● Set problem
Among the entries below, extract exactly the lines that run from the one with "Recreate this image" through the one with "ax = fig.add_axes([95/608, 1-404/466, 495/608, 388/466])", both ends included.
======== Input ========
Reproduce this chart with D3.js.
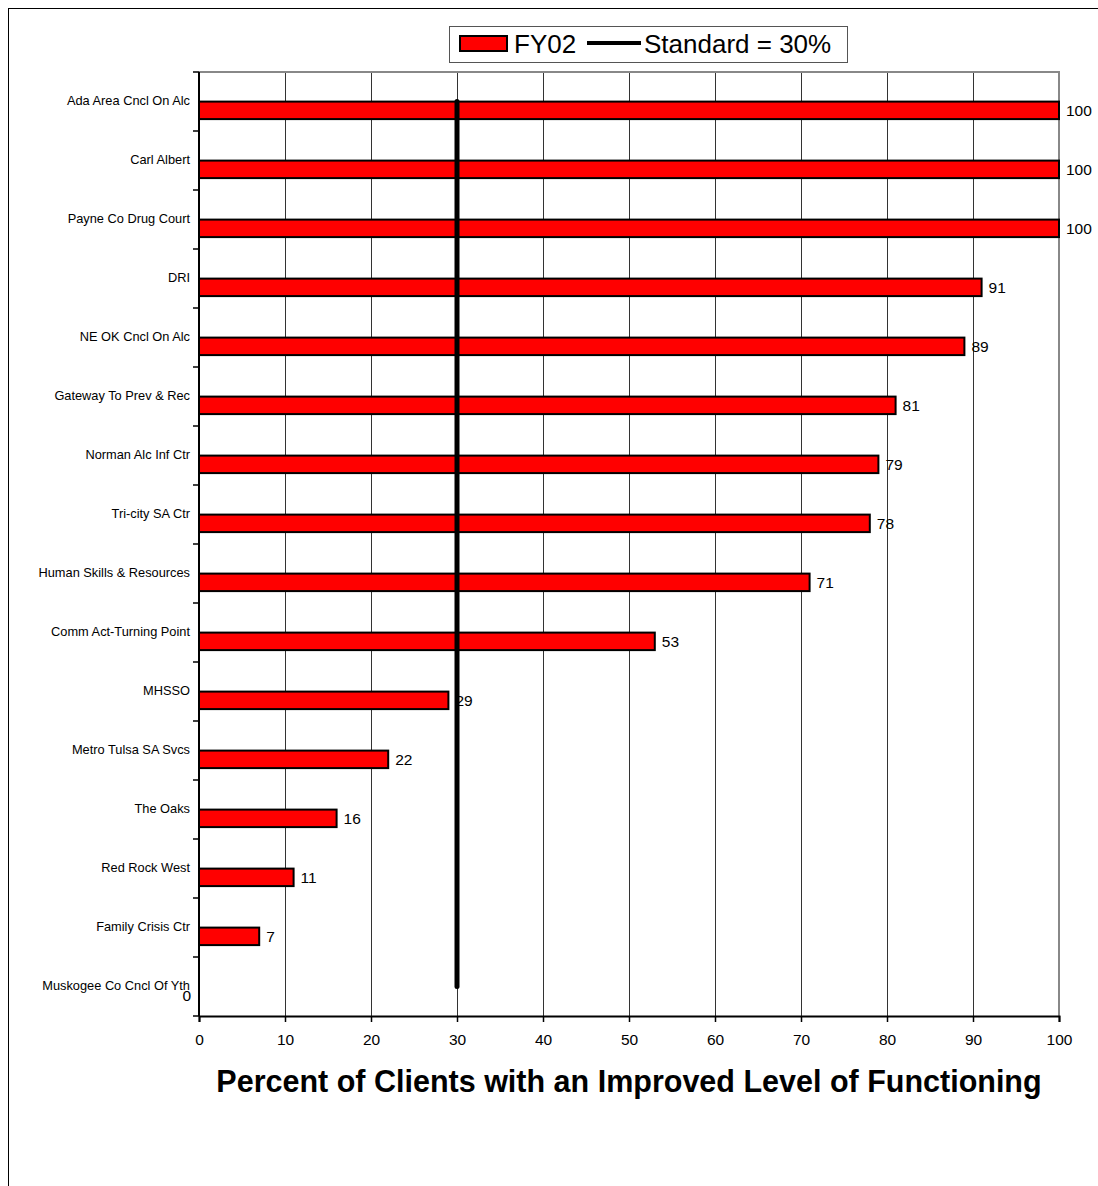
========
======== Input ========
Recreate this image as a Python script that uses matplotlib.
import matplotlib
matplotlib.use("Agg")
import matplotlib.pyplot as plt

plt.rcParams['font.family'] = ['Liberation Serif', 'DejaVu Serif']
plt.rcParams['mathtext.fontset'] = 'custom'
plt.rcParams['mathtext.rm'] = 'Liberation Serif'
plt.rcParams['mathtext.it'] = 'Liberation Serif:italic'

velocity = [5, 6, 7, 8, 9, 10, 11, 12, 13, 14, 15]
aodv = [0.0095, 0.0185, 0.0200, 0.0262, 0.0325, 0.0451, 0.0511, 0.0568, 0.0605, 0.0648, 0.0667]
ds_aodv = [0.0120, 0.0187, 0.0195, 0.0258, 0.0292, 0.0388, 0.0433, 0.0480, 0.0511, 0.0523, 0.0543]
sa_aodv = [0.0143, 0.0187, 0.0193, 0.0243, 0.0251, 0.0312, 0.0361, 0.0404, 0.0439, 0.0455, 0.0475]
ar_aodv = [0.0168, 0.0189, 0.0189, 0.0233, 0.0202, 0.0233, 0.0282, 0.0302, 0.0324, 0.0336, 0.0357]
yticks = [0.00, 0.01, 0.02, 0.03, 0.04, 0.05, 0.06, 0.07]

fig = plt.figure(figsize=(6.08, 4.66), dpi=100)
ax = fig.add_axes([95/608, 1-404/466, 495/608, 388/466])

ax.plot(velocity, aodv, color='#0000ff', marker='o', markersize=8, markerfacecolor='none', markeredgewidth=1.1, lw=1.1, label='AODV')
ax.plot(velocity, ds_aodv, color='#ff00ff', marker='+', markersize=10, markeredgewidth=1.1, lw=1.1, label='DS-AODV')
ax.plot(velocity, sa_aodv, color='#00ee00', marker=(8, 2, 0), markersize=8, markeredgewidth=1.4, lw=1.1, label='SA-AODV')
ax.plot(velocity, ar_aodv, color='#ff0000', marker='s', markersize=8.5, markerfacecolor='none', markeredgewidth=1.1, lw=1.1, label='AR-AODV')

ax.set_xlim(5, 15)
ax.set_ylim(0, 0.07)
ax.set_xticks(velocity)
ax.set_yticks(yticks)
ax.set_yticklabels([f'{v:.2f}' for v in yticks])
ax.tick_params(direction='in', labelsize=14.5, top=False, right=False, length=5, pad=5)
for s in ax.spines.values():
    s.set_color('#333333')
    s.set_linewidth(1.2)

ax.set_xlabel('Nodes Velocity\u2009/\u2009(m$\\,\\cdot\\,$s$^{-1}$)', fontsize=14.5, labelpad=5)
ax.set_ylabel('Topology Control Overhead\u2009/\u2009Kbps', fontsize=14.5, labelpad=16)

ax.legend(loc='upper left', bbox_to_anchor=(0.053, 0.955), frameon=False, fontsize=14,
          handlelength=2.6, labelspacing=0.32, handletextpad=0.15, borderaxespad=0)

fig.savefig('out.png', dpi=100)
========
● Result of the exercise
Recreate this image as a Python script that uses matplotlib.
import matplotlib
matplotlib.use("Agg")
import matplotlib.pyplot as plt

plt.rcParams['font.family'] = ['Liberation Serif', 'DejaVu Serif']
plt.rcParams['mathtext.fontset'] = 'custom'
plt.rcParams['mathtext.rm'] = 'Liberation Serif'
plt.rcParams['mathtext.it'] = 'Liberation Serif:italic'

velocity = [5, 6, 7, 8, 9, 10, 11, 12, 13, 14, 15]
aodv = [0.0095, 0.0185, 0.0200, 0.0262, 0.0325, 0.0451, 0.0511, 0.0568, 0.0605, 0.0648, 0.0667]
ds_aodv = [0.0120, 0.0187, 0.0195, 0.0258, 0.0292, 0.0388, 0.0433, 0.0480, 0.0511, 0.0523, 0.0543]
sa_aodv = [0.0143, 0.0187, 0.0193, 0.0243, 0.0251, 0.0312, 0.0361, 0.0404, 0.0439, 0.0455, 0.0475]
ar_aodv = [0.0168, 0.0189, 0.0189, 0.0233, 0.0202, 0.0233, 0.0282, 0.0302, 0.0324, 0.0336, 0.0357]
yticks = [0.00, 0.01, 0.02, 0.03, 0.04, 0.05, 0.06, 0.07]

fig = plt.figure(figsize=(6.08, 4.66), dpi=100)
ax = fig.add_axes([95/608, 1-404/466, 495/608, 388/466])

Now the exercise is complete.